Yes, I am a bonafide soccerphile—here I am, out loud and proud.
Soccer, or football, as the rest of the world calls it (it is played with the foot, after all) is only sort of catching on here in the US, with most of those fans mainly cheering Team USA. With the US now out of the competition, how many of those will stick around to see how it all ends?
I wondered why there weren’t as many fans here in this country, when literally everywhere else in the world, footballers are akin to gods.
This is what I came up with:
Goals are few and far between
A final score of 3-0 would be considered a bloodbath in soccer terms, but in any American sport, such as football, the score can get into the teens and twenties or more, and basketball can get into the hundreds of points.
Delayed gratification, people. That’s what it’s all about. That’s what makes each and every goal so precious, so scream-worthy.

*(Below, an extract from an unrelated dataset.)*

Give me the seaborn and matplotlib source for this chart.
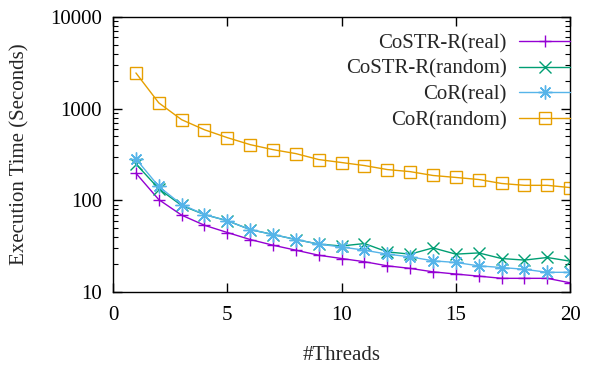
import matplotlib
matplotlib.use('Agg')
import matplotlib.pyplot as plt
import seaborn as sns
import numpy as np
from matplotlib.ticker import FixedLocator, LogLocator, NullFormatter

# Data
threads = list(range(1, 21))
costr_real = [198, 102, 69, 53.5, 44.6, 37.4, 32.4, 28.6, 25.2, 23.2,
              21.4, 19.3, 18.1, 16.6, 15.7, 14.9, 14.1, 14.1, 14.1, 12.6]
costr_random = [250, 134, 88, 70, 60, 48, 42.4, 37.4, 33.3, 31.8,
                33.8, 27.4, 25.9, 30.3, 25.9, 26.7, 23.2, 22.3, 23.8, 21.7]
cor_real = [284, 142, 90, 70, 60, 48, 42.4, 37.4, 33.3, 31,
            28.6, 25.9, 24.2, 21.9, 21.0, 19.3, 18.5, 17.7, 16.4, 16.4]
cor_random = [2460, 1160, 760, 590, 484, 406, 358, 324, 279, 259,
              240, 217, 206, 187, 178, 169, 153, 146, 146, 138]

labels = ['CoSTR-R(real)', 'CoSTR-R(random)', 'CoR(real)', 'CoR(random)']
colors = ['#9400D3', '#009E73', '#56B4E9', '#E69F00']
markers = ['+', 'x', (8, 2, 0), 's']
sizes = [9, 9, 10, 9]

sns.set_style('ticks')
plt.rcParams['font.family'] = ['Liberation Serif', 'DejaVu Serif']
fs = 15

fig = plt.figure(figsize=(5.92, 3.65), dpi=100)
ax = fig.add_axes([0.191, 0.2, 0.772, 0.753])

for vals, lab, c, m, s in zip([costr_real, costr_random, cor_real, cor_random],
                              labels, colors, markers, sizes):
    sns.lineplot(x=threads, y=vals, color=c, marker=m, markersize=s,
                 mec=c, mfc='none', mew=1.0, lw=1.0, label=lab, ax=ax)

ax.set_yscale('log')
ax.set_ylim(10, 10000)
ax.set_xlim(0, 20)
ax.xaxis.set_major_locator(FixedLocator([0, 5, 10, 15, 20]))
ax.yaxis.set_major_locator(FixedLocator([10, 100, 1000, 10000]))
ax.set_yticklabels(['10', '100', '1000', '10000'])
ax.yaxis.set_minor_locator(LogLocator(base=10, subs=np.arange(2, 10)))
ax.yaxis.set_minor_formatter(NullFormatter())

for side in ['top', 'right', 'left', 'bottom']:
    ax.spines[side].set_visible(True)
    ax.spines[side].set_color('black')
    ax.spines[side].set_linewidth(1.0)
ax.tick_params(which='both', direction='in', top=True, right=True, colors='black')
ax.tick_params(which='major', length=6.5, width=1.0)
ax.tick_params(which='minor', length=3.5, width=0.8)
ax.tick_params(axis='y', labelsize=fs, pad=8)
ax.tick_params(axis='x', labelsize=fs, pad=10)

ax.set_xlabel('#Threads', fontsize=fs, labelpad=15)
ax.set_ylabel('Execution Time (Seconds)', fontsize=fs, labelpad=15)

ax.legend(loc='upper right', frameon=False, markerfirst=False,
          handlelength=2.45, handletextpad=0.6, labelspacing=0.29,
          bbox_to_anchor=(1.0, 0.94), borderaxespad=0, borderpad=0,
          fontsize=fs)

fig.savefig('out.png', dpi=100)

Which brings me to my second point…
On the Spanish-language channels which faithfully broadcast each match every four years, the announcers seem to become agitated at every scoring opportunity and absolutely lose it when the ball crushes the back of the net. In football or basketball, points occur so often that you’re happy for your team, but after a while, it’s kinda meh.
Non-soccer fans just can’t seem to understand what the fuss is about, when most of the time, Nothing Seems To Be Happening. It’s almost inappropriate to show such emotion. Pfffft.
Soccer seems to only be the sport of brown people
While it’s true that there are a large number of developing countries in the world, that too that are obsessed with soccer, advertising execs have taken it upon themselves to portray soccer as the poor man’s recreational sport. All you need is a ball, right? Any parking lot, empty field, street or sidewalk, all will suffice for a decent soccer pitch, lit by a dingy lamppost, the neon sign of a sleazy motel, or someone holding up a match.
While this may be true of average people, big-time athletes of any sport get paid beaucoup bucks—and that includes soccer players, who could afford acres of dirt lots to play on (if they weren’t so busy drinking cognac and chasing supermodels. But I digress). Being able to play a pickup game of soccer anywhere is what makes it so accessible, raw, and real.
It’s been said that soccer players can be dramatic
This is an understatement. They can be full-on drama queens, and boy do we love it! It adds some extra spice to the match and adds to the already emotionally charged scene unfolding before us: intentional fouls, phony injuries and painful reactions, refs who are biased as heck, busy not-seeing gross violations of the rules. Boring it ain’t.
Why cheer on other nations that are not your own, huh? What’s up with that?!
I’ll tell you why.
The World Cup is a time for all nations to come together and celebrate as one, blah, blah. Actually, it’s a period of intense nationalism, the real way political battles should be fought in lieu of wars—am I right?
So what if your nation isn’t among the top teams? Pick one, any one, to follow, and cheer for them. There are stats and career highlights and amazing wins and losses to pore over, and if you truly enjoy good soccer, it won’t really matter who the teams are. The game is still the same.
So, why not give it a whirl, there’s still another week till the final. Otherwise, you will have to wait another four years to decide if you like it. Hopefully that’s not a good thing.